Set exercise:
With the pictures omitted, write out the entries that follow exactly as they stand.

Figure scripts
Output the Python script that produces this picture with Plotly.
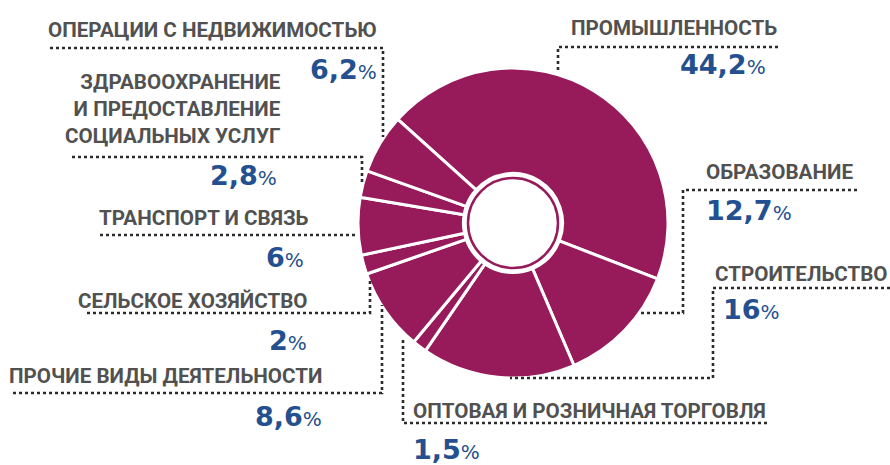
import plotly.graph_objects as go

# ---- data ----
categories = [
    "ПРОМЫШЛЕННОСТЬ",
    "ОБРАЗОВАНИЕ",
    "СТРОИТЕЛЬСТВО",
    "ОПТОВАЯ И РОЗНИЧНАЯ ТОРГОВЛЯ",
    "ПРОЧИЕ ВИДЫ ДЕЯТЕЛЬНОСТИ",
    "СЕЛЬСКОЕ ХОЗЯЙСТВО",
    "ТРАНСПОРТ И СВЯЗЬ",
    "ЗДРАВООХРАНЕНИЕ\nИ ПРЕДОСТАВЛЕНИЕ\nСОЦИАЛЬНЫХ УСЛУГ",
    "ОПЕРАЦИИ С НЕДВИЖИМОСТЬЮ",
]
values = [44.2, 12.7, 16, 1.5, 8.6, 2, 6, 2.8, 6.2]

# ---- layout (pixel positions of labels / leader lines) ----
W, H = 890, 465
MAGENTA = "#971a5b"
BLUE = "#24508f"
GRAY = "#515151"
LINE = "#2b2b2b"

# label anchor, label x, label block center y, pct anchor, pct x, pct center y
label_layout = [
    ("right", 778, 28, "right", 767, 64),
    ("left", 705, 172, "left", 705, 210),
    ("right", 889, 274, "left", 722, 309),
    ("left", 412, 411, "left", 412, 449),
    ("right", 323, 376, "right", 323, 416),
    ("right", 308, 301, "right", 308, 340),
    ("right", 310, 218, "right", 305, 257),
    ("right", 282, 109, "right", 278, 175),
    ("right", 378, 30, "right", 378, 69),
]
leaders = [
    [(778, 47), (558, 47), (558, 73)],
    [(857, 190), (683, 190), (683, 313), (640, 313)],
    [(890, 288), (713, 288), (713, 378), (510, 378)],
    [(767, 423), (403, 423), (403, 337)],
    [(13, 393), (382, 393), (382, 305)],
    [(87, 313), (370, 313), (370, 278)],
    [(100, 235), (357, 235)],
    [(72, 157), (362, 157), (362, 185)],
    [(50, 48), (383, 48), (383, 137)],
]
CX, CY, R = 513, 223, 155
RING_R = 45


def px(x):
    return x / W


def py(y):
    return 1 - y / H


fig = go.Figure(
    go.Pie(
        labels=[c.replace("\n", " ") for c in categories],
        values=values,
        sort=False,
        direction="clockwise",
        rotation=-48,
        hole=0.32,
        textinfo="none",
        marker=dict(colors=[MAGENTA] * len(values), line=dict(color="white", width=3)),
        domain=dict(x=[px(CX - R), px(CX + R)], y=[py(CY + R), py(CY - R)]),
        showlegend=False,
    )
)

LABEL_FONT = dict(family="Roboto, sans-serif", size=20.6, color=GRAY)
PCT_FONT = dict(family="DejaVu Sans, Verdana, sans-serif", size=27, color=BLUE)

annotations = []
for cat, val, (anc, lx, ly, panc, pxx, pyy) in zip(categories, values, label_layout):
    text = "<br>".join("<b>" + line + "</b>" for line in cat.split("\n"))
    annotations.append(dict(
        x=px(lx), y=py(ly), xref="paper", yref="paper",
        text=text, showarrow=False, align=anc, borderpad=0,
        xanchor=anc, yanchor="middle", font=LABEL_FONT,
    ))
    pct = f"{val:g}".replace(".", ",")
    annotations.append(dict(
        x=px(pxx), y=py(pyy), xref="paper", yref="paper",
        text="<b>" + pct + "</b><span style='font-size:20px;font-weight:normal'>%</span>",
        showarrow=False, xanchor=panc, yanchor="middle", font=PCT_FONT, borderpad=0,
    ))

shapes = []
for pts in leaders:
    path = "M " + " L ".join(f"{px(x):.5f},{py(y):.5f}" for x, y in pts)
    shapes.append(dict(type="path", path=path, xref="paper", yref="paper",
                       line=dict(color=LINE, width=2.6, dash="dot")))
shapes.append(dict(type="circle", xref="paper", yref="paper",
                   x0=px(CX - RING_R), x1=px(CX + RING_R),
                   y0=py(CY + RING_R), y1=py(CY - RING_R),
                   line=dict(color=MAGENTA, width=2.5)))

fig.update_layout(
    width=W, height=H,
    margin=dict(l=0, r=0, t=0, b=0),
    paper_bgcolor="white", plot_bgcolor="white",
    annotations=annotations, shapes=shapes,
)

fig.write_html("out.html", config={"displayModeBar": False},
               post_script="document.body.style.margin='0';")
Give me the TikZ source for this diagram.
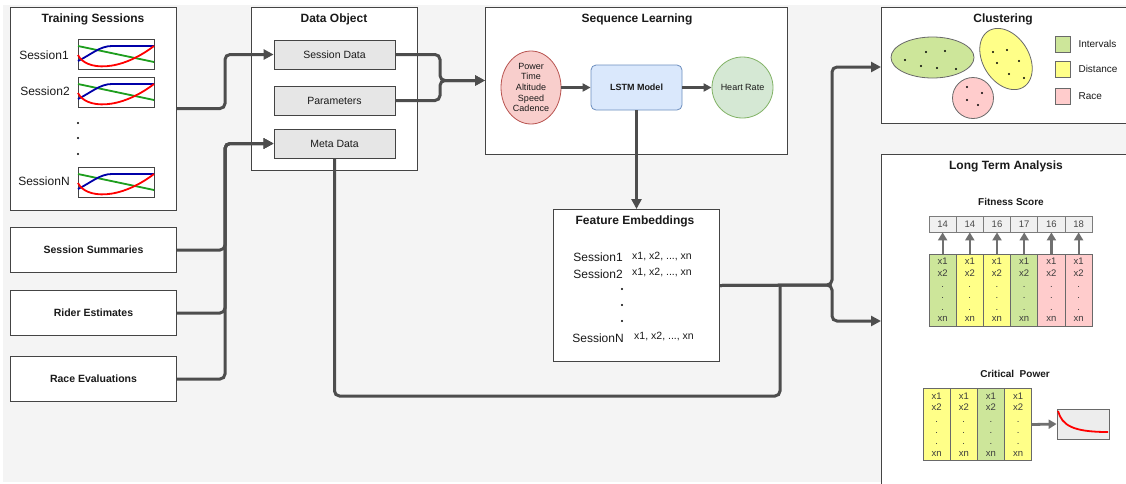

Correct result:
Output the Python script that produces this picture with Plotly.
import plotly.graph_objects as go

# ---- data ----
categories = [
    "ПРОМЫШЛЕННОСТЬ",
    "ОБРАЗОВАНИЕ",
    "СТРОИТЕЛЬСТВО",
    "ОПТОВАЯ И РОЗНИЧНАЯ ТОРГОВЛЯ",
    "ПРОЧИЕ ВИДЫ ДЕЯТЕЛЬНОСТИ",
    "СЕЛЬСКОЕ ХОЗЯЙСТВО",
    "ТРАНСПОРТ И СВЯЗЬ",
    "ЗДРАВООХРАНЕНИЕ\nИ ПРЕДОСТАВЛЕНИЕ\nСОЦИАЛЬНЫХ УСЛУГ",
    "ОПЕРАЦИИ С НЕДВИЖИМОСТЬЮ",
]
values = [44.2, 12.7, 16, 1.5, 8.6, 2, 6, 2.8, 6.2]

# ---- layout (pixel positions of labels / leader lines) ----
W, H = 890, 465
MAGENTA = "#971a5b"
BLUE = "#24508f"
GRAY = "#515151"
LINE = "#2b2b2b"

# label anchor, label x, label block center y, pct anchor, pct x, pct center y
label_layout = [
    ("right", 778, 28, "right", 767, 64),
    ("left", 705, 172, "left", 705, 210),
    ("right", 889, 274, "left", 722, 309),
    ("left", 412, 411, "left", 412, 449),
    ("right", 323, 376, "right", 323, 416),
    ("right", 308, 301, "right", 308, 340),
    ("right", 310, 218, "right", 305, 257),
    ("right", 282, 109, "right", 278, 175),
    ("right", 378, 30, "right", 378, 69),
]
leaders = [
    [(778, 47), (558, 47), (558, 73)],
    [(857, 190), (683, 190), (683, 313), (640, 313)],
    [(890, 288), (713, 288), (713, 378), (510, 378)],
    [(767, 423), (403, 423), (403, 337)],
    [(13, 393), (382, 393), (382, 305)],
    [(87, 313), (370, 313), (370, 278)],
    [(100, 235), (357, 235)],
    [(72, 157), (362, 157), (362, 185)],
    [(50, 48), (383, 48), (383, 137)],
]
CX, CY, R = 513, 223, 155
RING_R = 45


def px(x):
    return x / W


def py(y):
    return 1 - y / H


fig = go.Figure(
    go.Pie(
        labels=[c.replace("\n", " ") for c in categories],
        values=values,
        sort=False,
        direction="clockwise",
        rotation=-48,
        hole=0.32,
        textinfo="none",
        marker=dict(colors=[MAGENTA] * len(values), line=dict(color="white", width=3)),
        domain=dict(x=[px(CX - R), px(CX + R)], y=[py(CY + R), py(CY - R)]),
        showlegend=False,
    )
)

LABEL_FONT = dict(family="Roboto, sans-serif", size=20.6, color=GRAY)
PCT_FONT = dict(family="DejaVu Sans, Verdana, sans-serif", size=27, color=BLUE)

annotations = []
for cat, val, (anc, lx, ly, panc, pxx, pyy) in zip(categories, values, label_layout):
    text = "<br>".join("<b>" + line + "</b>" for line in cat.split("\n"))
    annotations.append(dict(
        x=px(lx), y=py(ly), xref="paper", yref="paper",
        text=text, showarrow=False, align=anc, borderpad=0,
        xanchor=anc, yanchor="middle", font=LABEL_FONT,
    ))
    pct = f"{val:g}".replace(".", ",")
    annotations.append(dict(
        x=px(pxx), y=py(pyy), xref="paper", yref="paper",
        text="<b>" + pct + "</b><span style='font-size:20px;font-weight:normal'>%</span>",
        showarrow=False, xanchor=panc, yanchor="middle", font=PCT_FONT, borderpad=0,
    ))

shapes = []
for pts in leaders:
    path = "M " + " L ".join(f"{px(x):.5f},{py(y):.5f}" for x, y in pts)
    shapes.append(dict(type="path", path=path, xref="paper", yref="paper",
                       line=dict(color=LINE, width=2.6, dash="dot")))
shapes.append(dict(type="circle", xref="paper", yref="paper",
                   x0=px(CX - RING_R), x1=px(CX + RING_R),
                   y0=py(CY + RING_R), y1=py(CY - RING_R),
                   line=dict(color=MAGENTA, width=2.5)))

fig.update_layout(
    width=W, height=H,
    margin=dict(l=0, r=0, t=0, b=0),
    paper_bgcolor="white", plot_bgcolor="white",
    annotations=annotations, shapes=shapes,
)

fig.write_html("out.html", config={"displayModeBar": False},
               post_script="document.body.style.margin='0';")
Give me the TikZ source for this diagram.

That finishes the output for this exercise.